Натянув штаны, сунув ноги в тапки, Костя схватил под мышку рубаху и помчался в санаторий. А до этого, блаженно растянувшись на горячих камнях, он лежал и думал об Асе. Теперь он постоянно думал о ней.
У него до сих пор не было своей девушки. Он считал, что так сложилась жизнь.
Высокий, смуглолицый, с черными без зрачков разбойничьими глазами, он привлекал внимание женщин. От мимолетных встреч с ними оставался нечистый осадок и брезгливое ощущение от откровенной и жадной их доступности.
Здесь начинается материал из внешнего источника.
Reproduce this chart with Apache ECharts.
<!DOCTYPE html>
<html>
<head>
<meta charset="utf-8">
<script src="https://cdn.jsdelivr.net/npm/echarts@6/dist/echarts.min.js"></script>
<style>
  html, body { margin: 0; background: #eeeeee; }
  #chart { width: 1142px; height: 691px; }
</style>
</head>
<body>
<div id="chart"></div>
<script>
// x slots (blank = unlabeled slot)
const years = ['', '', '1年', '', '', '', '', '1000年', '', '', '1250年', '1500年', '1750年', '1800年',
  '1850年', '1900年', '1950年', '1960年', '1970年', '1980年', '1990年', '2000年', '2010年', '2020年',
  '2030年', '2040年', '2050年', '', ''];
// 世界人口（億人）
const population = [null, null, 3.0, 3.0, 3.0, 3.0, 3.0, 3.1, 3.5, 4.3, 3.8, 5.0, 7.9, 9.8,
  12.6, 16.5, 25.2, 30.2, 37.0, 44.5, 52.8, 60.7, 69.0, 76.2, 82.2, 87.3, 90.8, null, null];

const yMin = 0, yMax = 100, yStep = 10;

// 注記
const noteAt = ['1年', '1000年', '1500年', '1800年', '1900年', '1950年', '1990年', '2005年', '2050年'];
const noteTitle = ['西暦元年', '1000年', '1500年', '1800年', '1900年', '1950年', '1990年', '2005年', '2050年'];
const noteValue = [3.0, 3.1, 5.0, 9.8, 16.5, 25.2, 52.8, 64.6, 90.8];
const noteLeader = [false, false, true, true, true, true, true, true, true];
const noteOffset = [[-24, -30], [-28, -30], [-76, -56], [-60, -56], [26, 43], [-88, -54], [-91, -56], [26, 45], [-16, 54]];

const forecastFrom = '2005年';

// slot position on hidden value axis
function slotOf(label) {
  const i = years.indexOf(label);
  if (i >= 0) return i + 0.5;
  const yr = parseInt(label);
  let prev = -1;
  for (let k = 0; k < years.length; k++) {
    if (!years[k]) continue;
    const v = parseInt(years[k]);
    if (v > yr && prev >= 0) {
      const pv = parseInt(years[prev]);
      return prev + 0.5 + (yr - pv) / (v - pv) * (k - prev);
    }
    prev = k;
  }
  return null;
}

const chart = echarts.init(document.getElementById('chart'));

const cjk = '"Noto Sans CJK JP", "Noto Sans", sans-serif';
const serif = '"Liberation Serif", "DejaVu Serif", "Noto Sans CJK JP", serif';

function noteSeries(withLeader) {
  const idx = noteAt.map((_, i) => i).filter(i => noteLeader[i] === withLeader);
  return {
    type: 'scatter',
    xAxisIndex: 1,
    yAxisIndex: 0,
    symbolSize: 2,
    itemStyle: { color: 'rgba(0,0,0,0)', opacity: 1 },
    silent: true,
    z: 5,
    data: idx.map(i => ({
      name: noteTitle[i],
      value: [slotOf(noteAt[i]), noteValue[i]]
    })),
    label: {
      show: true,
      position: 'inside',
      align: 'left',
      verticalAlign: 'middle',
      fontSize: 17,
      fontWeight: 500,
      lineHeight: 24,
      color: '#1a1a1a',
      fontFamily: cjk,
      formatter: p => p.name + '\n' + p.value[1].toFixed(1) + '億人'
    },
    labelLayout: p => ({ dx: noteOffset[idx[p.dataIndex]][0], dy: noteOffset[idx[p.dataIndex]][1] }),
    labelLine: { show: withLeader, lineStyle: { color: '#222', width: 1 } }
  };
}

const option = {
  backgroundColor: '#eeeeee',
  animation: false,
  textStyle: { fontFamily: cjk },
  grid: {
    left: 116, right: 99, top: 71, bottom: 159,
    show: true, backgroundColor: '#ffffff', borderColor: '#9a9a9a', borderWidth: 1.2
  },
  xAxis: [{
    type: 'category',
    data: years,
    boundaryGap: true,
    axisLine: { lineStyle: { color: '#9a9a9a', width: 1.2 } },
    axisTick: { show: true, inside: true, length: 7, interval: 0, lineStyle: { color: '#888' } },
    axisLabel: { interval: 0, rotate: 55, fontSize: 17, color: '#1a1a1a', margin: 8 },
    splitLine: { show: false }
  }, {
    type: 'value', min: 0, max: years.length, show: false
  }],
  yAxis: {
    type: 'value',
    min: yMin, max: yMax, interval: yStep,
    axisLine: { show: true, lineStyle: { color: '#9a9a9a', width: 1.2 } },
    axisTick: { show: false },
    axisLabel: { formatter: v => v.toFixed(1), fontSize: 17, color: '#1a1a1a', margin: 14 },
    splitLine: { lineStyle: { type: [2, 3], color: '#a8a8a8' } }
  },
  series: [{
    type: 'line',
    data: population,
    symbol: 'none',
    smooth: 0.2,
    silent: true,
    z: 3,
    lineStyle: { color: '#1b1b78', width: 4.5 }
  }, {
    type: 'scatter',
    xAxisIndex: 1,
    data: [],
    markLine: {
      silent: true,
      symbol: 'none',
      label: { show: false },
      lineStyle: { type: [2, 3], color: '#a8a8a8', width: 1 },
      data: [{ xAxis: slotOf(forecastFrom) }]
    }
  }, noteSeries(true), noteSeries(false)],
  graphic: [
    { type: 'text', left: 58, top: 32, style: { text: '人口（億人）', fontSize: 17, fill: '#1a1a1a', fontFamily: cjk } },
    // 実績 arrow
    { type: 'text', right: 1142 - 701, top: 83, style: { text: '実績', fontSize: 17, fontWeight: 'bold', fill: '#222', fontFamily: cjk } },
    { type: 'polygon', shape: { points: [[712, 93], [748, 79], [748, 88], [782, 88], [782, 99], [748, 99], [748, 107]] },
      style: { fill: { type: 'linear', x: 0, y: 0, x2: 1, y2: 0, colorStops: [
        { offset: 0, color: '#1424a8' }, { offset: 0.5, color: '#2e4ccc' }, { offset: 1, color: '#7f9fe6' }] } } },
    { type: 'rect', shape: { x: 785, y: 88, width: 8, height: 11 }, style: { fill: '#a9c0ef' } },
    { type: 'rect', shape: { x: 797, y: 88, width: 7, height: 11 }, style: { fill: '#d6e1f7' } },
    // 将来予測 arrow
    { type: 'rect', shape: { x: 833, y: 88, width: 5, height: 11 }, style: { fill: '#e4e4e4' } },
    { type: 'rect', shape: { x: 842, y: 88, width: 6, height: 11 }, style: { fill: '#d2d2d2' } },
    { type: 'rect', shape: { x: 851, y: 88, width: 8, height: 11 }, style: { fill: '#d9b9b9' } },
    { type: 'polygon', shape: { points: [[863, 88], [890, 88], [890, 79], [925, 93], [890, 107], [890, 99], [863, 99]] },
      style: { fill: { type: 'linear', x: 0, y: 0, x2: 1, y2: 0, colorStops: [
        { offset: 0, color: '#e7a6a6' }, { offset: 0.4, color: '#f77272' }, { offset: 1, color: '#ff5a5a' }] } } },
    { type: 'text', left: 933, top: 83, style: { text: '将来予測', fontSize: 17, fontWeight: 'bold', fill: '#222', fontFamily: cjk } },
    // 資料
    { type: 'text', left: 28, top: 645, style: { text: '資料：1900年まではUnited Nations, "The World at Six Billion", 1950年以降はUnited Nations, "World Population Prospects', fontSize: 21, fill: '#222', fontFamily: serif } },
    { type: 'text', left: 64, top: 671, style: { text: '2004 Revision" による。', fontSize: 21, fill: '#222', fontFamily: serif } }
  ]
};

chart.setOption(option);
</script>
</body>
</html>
Ася поразила его с того самого момента, как он вошел к ней на веранду и увидел ее. Как и все влюбленные, он не мог дать себе отчета, что именно потрясло его в ней. Возможно, ее беззащитность.
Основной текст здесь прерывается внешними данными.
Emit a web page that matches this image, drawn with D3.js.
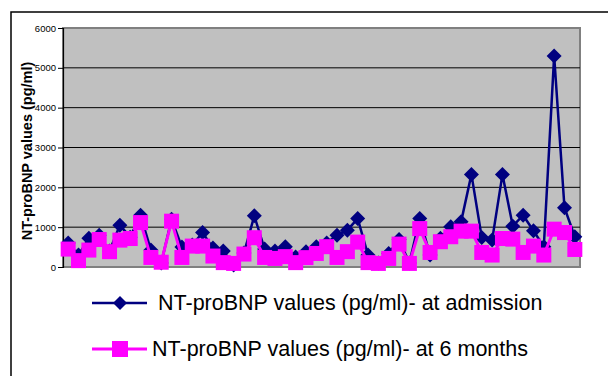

Ее вежливый и безразличный тон и несколько раз повторенное «пожалуйста» больно уязвили его. И когда Ася попросила отнести — «пожалуйста» — книги в палату, он ответил грубее, чем хотел.
Он страшно обрадовался, когда Анна Георгиевна попросила его провести радио на веранду. Провода не было, и он снял его у себя дома.
Обычно с девушками он держался самоуверенно. С Асей он испытывал непонятное смущение и злился на себя за это смущение.
Ему казалось, что она его презирает, и решил больше к ней не ходить. Какого дьявола он будет навязываться! И не выдержал.
Старался не думать, что у нее был муж, с которым она почему-то разошлась. Возможно, поссорились и помирятся — так же бывает. К сожалению.
Так думал Костя, лежа на пляже.
Никогда он еще не переживал такого отчаяния, как в те минуты, когда мчался от пляжа до санатория.
Увидев на двери белый лист с надписью: «Не входить», он решил: все кончено, и осторожно открыл дверь.
Он не видел ее изменившегося и подурневшего лица. Видел одни глаза. Жалость и нежность захлестнули его.
Но он ничем не мог ей помочь.
Костя помчался к Григорию Наумовичу.
Старик сидел в кресле, с высокой спинкой, и, как обычно, читал. От всей его комнаты, заставленной книжными полками и громоздкой обшарпанной мебелью, веяло стариной. Новое здесь — только книги. Костя всегда смотрел на них с завистью.
— Скажите мне только истинную правду: она будет жить? — спросил он без всяких предисловий.
Вагнер не удивился.
— Костя, Анна Георгиевна не позволит ей умереть. Она сделает все возможное.
— А невозможное?! Только правду!
— Разве я тебя когда-нибудь обманывал?
— Нет. Анна Георгиевна сможет сделать… это самое невозможное?